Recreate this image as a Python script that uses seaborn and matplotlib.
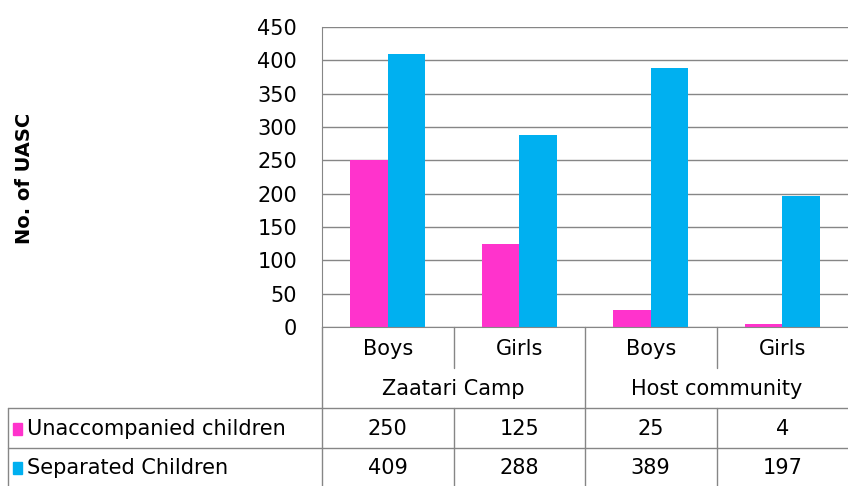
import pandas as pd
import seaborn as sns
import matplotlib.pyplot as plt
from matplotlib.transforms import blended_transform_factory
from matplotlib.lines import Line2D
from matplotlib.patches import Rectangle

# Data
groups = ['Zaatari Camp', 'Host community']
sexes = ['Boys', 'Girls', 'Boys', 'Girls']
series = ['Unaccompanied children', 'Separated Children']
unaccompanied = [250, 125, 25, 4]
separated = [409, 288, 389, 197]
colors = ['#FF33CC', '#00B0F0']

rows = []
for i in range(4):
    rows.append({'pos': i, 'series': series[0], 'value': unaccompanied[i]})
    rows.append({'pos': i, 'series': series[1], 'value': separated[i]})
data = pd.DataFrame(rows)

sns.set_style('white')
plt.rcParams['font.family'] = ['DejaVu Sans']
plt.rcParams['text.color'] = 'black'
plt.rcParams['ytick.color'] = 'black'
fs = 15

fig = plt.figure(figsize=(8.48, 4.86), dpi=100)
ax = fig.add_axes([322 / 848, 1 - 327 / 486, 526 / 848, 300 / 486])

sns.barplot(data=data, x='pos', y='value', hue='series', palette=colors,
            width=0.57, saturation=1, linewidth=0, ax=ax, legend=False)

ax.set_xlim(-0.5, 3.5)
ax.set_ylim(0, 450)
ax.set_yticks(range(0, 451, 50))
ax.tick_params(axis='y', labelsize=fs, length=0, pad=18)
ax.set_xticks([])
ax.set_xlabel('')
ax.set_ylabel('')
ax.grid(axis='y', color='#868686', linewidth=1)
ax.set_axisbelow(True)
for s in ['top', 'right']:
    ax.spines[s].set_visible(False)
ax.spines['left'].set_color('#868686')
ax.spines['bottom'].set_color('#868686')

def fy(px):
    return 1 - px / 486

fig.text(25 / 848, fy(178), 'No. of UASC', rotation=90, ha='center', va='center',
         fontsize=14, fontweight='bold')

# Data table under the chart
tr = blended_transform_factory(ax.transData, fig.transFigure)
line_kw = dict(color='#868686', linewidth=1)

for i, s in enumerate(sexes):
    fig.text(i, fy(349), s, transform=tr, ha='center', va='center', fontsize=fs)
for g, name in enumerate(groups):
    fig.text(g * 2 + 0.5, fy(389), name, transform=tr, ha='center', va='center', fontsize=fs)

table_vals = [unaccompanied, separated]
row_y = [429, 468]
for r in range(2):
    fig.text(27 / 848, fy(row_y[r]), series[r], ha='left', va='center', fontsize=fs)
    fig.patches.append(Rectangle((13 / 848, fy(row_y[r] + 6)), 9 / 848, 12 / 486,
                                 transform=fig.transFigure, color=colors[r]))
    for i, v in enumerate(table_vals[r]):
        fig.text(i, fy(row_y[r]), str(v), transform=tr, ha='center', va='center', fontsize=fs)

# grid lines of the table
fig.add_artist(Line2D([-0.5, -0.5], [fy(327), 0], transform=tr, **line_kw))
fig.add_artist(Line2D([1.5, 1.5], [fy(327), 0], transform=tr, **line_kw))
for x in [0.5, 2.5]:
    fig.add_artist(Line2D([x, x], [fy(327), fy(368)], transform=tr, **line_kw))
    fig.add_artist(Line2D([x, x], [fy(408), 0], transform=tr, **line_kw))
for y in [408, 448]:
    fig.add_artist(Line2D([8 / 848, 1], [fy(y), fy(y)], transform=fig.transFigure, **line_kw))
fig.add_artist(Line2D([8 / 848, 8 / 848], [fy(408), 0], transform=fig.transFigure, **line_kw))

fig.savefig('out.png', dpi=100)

--------------------------------

• YOUR TASK: Repeat only what lies between the start of the data and the end of the line containing "width=0.57, saturation=1, linewidth=0, ax=ax, legend=False)", exactly, with pictures left out.

• OUTPUT FOR THIS EXERCISE:
Recreate this image as a Python script that uses seaborn and matplotlib.
import pandas as pd
import seaborn as sns
import matplotlib.pyplot as plt
from matplotlib.transforms import blended_transform_factory
from matplotlib.lines import Line2D
from matplotlib.patches import Rectangle

# Data
groups = ['Zaatari Camp', 'Host community']
sexes = ['Boys', 'Girls', 'Boys', 'Girls']
series = ['Unaccompanied children', 'Separated Children']
unaccompanied = [250, 125, 25, 4]
separated = [409, 288, 389, 197]
colors = ['#FF33CC', '#00B0F0']

rows = []
for i in range(4):
    rows.append({'pos': i, 'series': series[0], 'value': unaccompanied[i]})
    rows.append({'pos': i, 'series': series[1], 'value': separated[i]})
data = pd.DataFrame(rows)

sns.set_style('white')
plt.rcParams['font.family'] = ['DejaVu Sans']
plt.rcParams['text.color'] = 'black'
plt.rcParams['ytick.color'] = 'black'
fs = 15

fig = plt.figure(figsize=(8.48, 4.86), dpi=100)
ax = fig.add_axes([322 / 848, 1 - 327 / 486, 526 / 848, 300 / 486])

sns.barplot(data=data, x='pos', y='value', hue='series', palette=colors,
            width=0.57, saturation=1, linewidth=0, ax=ax, legend=False)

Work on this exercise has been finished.